Dataset content:

........

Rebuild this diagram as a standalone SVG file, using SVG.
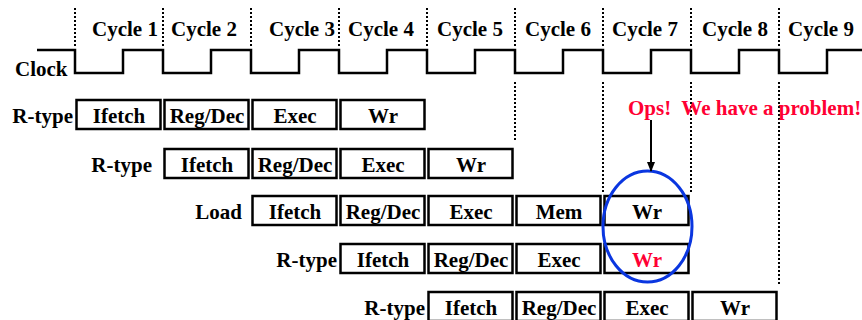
<svg xmlns="http://www.w3.org/2000/svg" width="862" height="320" viewBox="0 0 862 320">
<style>
text{font-family:"Liberation Serif","Times New Roman",serif;font-weight:bold;font-size:21px;fill:#000}
.c{text-anchor:middle}
.e{text-anchor:end}
.red{fill:#ff0033}
.box{fill:#fff;stroke:#000;stroke-width:2.5}
.dot{stroke:#000;stroke-width:2;stroke-dasharray:2,2;fill:none}
.clk{fill:none;stroke:#000;stroke-width:2.5}
</style>
<defs>
<marker id="ah" markerWidth="10" markerHeight="10" refX="9" refY="5" orient="auto" markerUnits="userSpaceOnUse">
<path d="M0,1 L10,5 L0,9 Z" fill="#000"/>
</marker>
</defs>
<g id="cycles">
<line class="dot" x1="75" y1="8" x2="75" y2="46"/>
<line class="dot" x1="163" y1="8" x2="163" y2="46"/>
<line class="dot" x1="251" y1="8" x2="251" y2="46"/>
<line class="dot" x1="339" y1="8" x2="339" y2="46"/>
<line class="dot" x1="427" y1="8" x2="427" y2="46"/>
<line class="dot" x1="515" y1="8" x2="515" y2="46"/>
<line class="dot" x1="603" y1="8" x2="603" y2="46"/>
<line class="dot" x1="691" y1="8" x2="691" y2="46"/>
<line class="dot" x1="779" y1="8" x2="779" y2="46"/>
<text x="92" y="36">Cycle 1</text>
<text x="171" y="36">Cycle 2</text>
<text x="269" y="36">Cycle 3</text>
<text x="348" y="36">Cycle 4</text>
<text x="437" y="36">Cycle 5</text>
<text x="525" y="36">Cycle 6</text>
<text x="612" y="36">Cycle 7</text>
<text x="702" y="36">Cycle 8</text>
<text x="788" y="36">Cycle 9</text>
</g>
<g id="clock">
<text x="15" y="76">Clock</text>
<path class="clk" d="M37,50 H75 V73 H123 V50 H163 V73 H211 V50 H251 V73 H299 V50 H339 V73 H387 V50 H427 V73 H475 V50 H515 V73 H563 V50 H603 V73 H651 V50 H691 V73 H739 V50 H779 V73 H827 V50 H862"/>
</g>
<g id="guides">
<line class="dot" x1="515" y1="82" x2="515" y2="141"/>
<line class="dot" x1="603" y1="82" x2="603" y2="194"/>
<line class="dot" x1="691" y1="82" x2="691" y2="194"/>
<line class="dot" x1="779" y1="82" x2="779" y2="284"/>
</g>
<g id="row1">
<text class="e" x="73" y="123">R-type</text>
<rect class="box" x="76.5" y="100" width="84" height="29"/><text class="c" x="119" y="123">Ifetch</text>
<rect class="box" x="164.5" y="100" width="84" height="29"/><text class="c" x="207" y="123">Reg/Dec</text>
<rect class="box" x="252.5" y="100" width="84" height="29"/><text class="c" x="295" y="123">Exec</text>
<rect class="box" x="340.5" y="100" width="84" height="29"/><text class="c" x="383" y="123">Wr</text>
</g>
<g id="row2">
<text class="e" x="152" y="172">R-type</text>
<rect class="box" x="164.5" y="149" width="84" height="29"/><text class="c" x="207" y="172">Ifetch</text>
<rect class="box" x="252.5" y="149" width="84" height="29"/><text class="c" x="295" y="172">Reg/Dec</text>
<rect class="box" x="340.5" y="149" width="84" height="29"/><text class="c" x="383" y="172">Exec</text>
<rect class="box" x="428.5" y="149" width="84" height="29"/><text class="c" x="471" y="172">Wr</text>
</g>
<g id="row3">
<text class="e" x="242" y="219">Load</text>
<rect class="box" x="252.5" y="196" width="84" height="29"/><text class="c" x="295" y="219">Ifetch</text>
<rect class="box" x="340.5" y="196" width="84" height="29"/><text class="c" x="383" y="219">Reg/Dec</text>
<rect class="box" x="428.5" y="196" width="84" height="29"/><text class="c" x="471" y="219">Exec</text>
<rect class="box" x="516.5" y="196" width="84" height="29"/><text class="c" x="559" y="219">Mem</text>
<rect class="box" x="604.5" y="196" width="84" height="29"/><text class="c" x="647" y="219">Wr</text>
</g>
<g id="row4">
<text class="e" x="337" y="267">R-type</text>
<rect class="box" x="340.5" y="244" width="84" height="29"/><text class="c" x="383" y="267">Ifetch</text>
<rect class="box" x="428.5" y="244" width="84" height="29"/><text class="c" x="471" y="267">Reg/Dec</text>
<rect class="box" x="516.5" y="244" width="84" height="29"/><text class="c" x="559" y="267">Exec</text>
<rect class="box" x="604.5" y="244" width="84" height="29"/><text class="c red" x="647" y="267">Wr</text>
</g>
<g id="row5">
<text class="e" x="425" y="315">R-type</text>
<rect class="box" x="428.5" y="292" width="84" height="29"/><text class="c" x="471" y="315">Ifetch</text>
<rect class="box" x="516.5" y="292" width="84" height="29"/><text class="c" x="559" y="315">Reg/Dec</text>
<rect class="box" x="604.5" y="292" width="84" height="29"/><text class="c" x="647" y="315">Exec</text>
<rect class="box" x="692.5" y="292" width="84" height="29"/><text class="c" x="735" y="315">Wr</text>
</g>
<g id="problem">
<text class="red" x="628" y="115" xml:space="preserve">Ops!  We have a problem!</text>
<ellipse cx="647.5" cy="226.5" rx="44.5" ry="55.5" fill="none" stroke="#0a36e0" stroke-width="3"/>
</g>
<g id="connectors">
<line x1="651" y1="120" x2="651" y2="171" stroke="#000" stroke-width="2" marker-end="url(#ah)"/>
</g>
</svg>
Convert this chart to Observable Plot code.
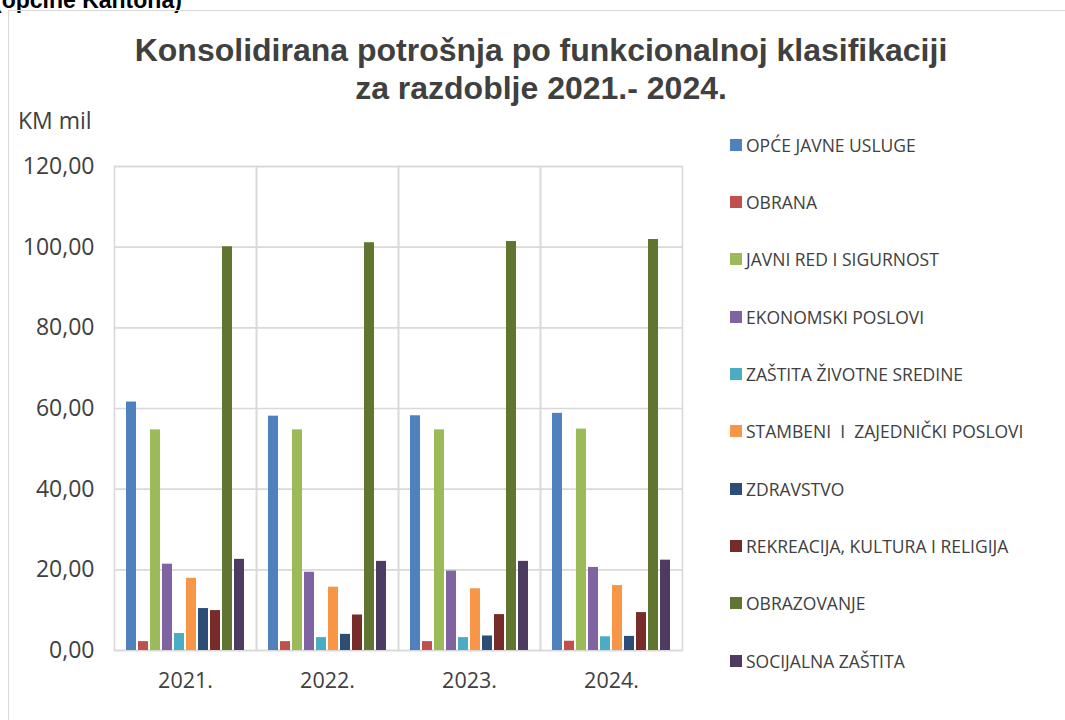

........

Locate the word "this" in the records and collect each line it appears in.

Correct answer:
Rebuild this diagram as a standalone SVG file, using SVG.
Convert this chart to Observable Plot code.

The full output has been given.